A Review - TV Comedy on Grief
If you are grieving but enjoy crazy, nonsensical, comedic musicals and workplace drama, how can you not love this television show? Zoe’s Extraordinary playlist is about a young woman, Zoe (Jane Levy), who works at the tech firm, called, SparkPoint, (think Facebook) as one of the few female developers. While trying to manage her rising career, she also is facing a dying father at home. Her dad, Mitch (Peter Gallagher), and mother, Maggie (Mary Steenburgen), are coming to terms with a rapidly degenerative neurological disease that will likely take Mitch sooner than expecting.
During season one, we watch Zoey navigate the nuances of anticipatory grief as her father loses mobility and the inability to communicate through words. It is heartbreaking to watch, almost in slow motion, as the family faces the inevitable.

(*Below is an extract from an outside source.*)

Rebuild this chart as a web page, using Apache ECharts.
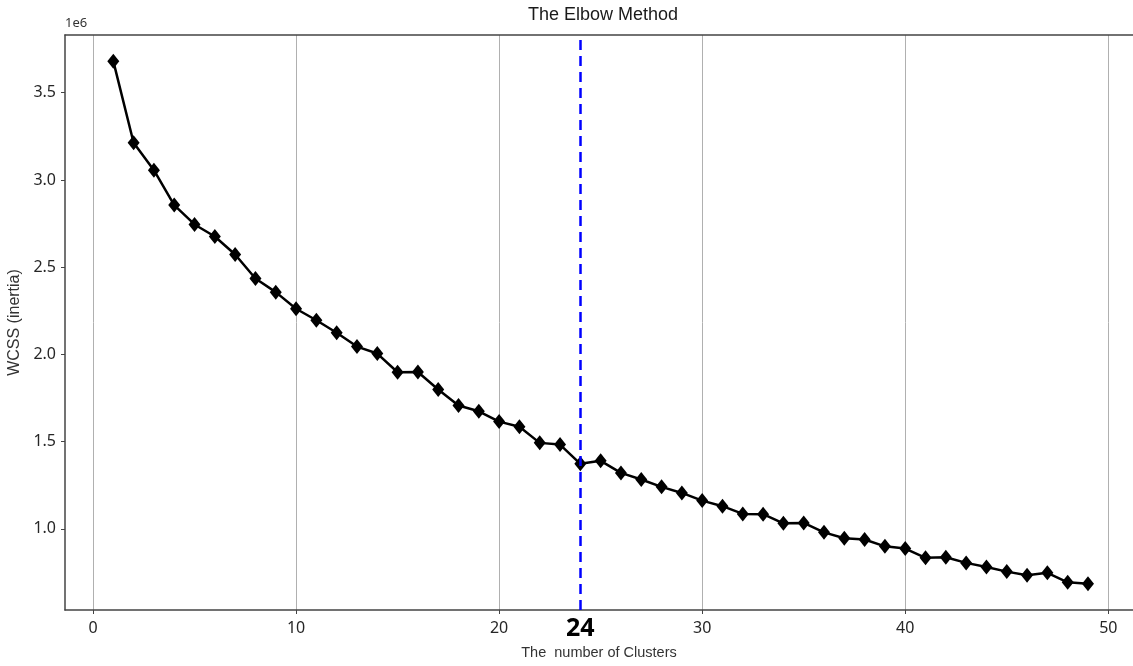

So why would anybody want to watch such a depressing show? And did you say it was comedic and included music? Well, that is the catch. The show is somewhat of a hybrid of drama and comedy. It is quirky, and so out there, it will transfix you. Zoey has a secret ability to hear people’s inner thoughts – through music. Suddenly, during a pivotal scene, you may observe a character break into a song and dance routine (think Glee); but only Zoey can experience these deep inner feelings.
Going into the inner heart of someone’s feelings shows another side of their character. Many of the songs are funny and cheerful, especially at the office, but often they are sad and heartwarming, exposing the inner nuances of one’s deep feelings.
As season one ends, we watch Mitch decline in his final hours. It is heart-wrenching, but in so many ways realistic, as I’ve never seen this side of grief portrayed in such a vulnerable, touching manner. Season Two picks up the pieces after Mitch’s death and follows the family as they are now dealing with the reality of doing life without dad.
The show is wildly and irreverent, while sad. As a grief counselor, I feel like Zoey’s Extraordinary Playlist realistically (sans the dancing) portrays how people deal with grief. That is, life continues, and you must find a way to manage your grief while life steams forward.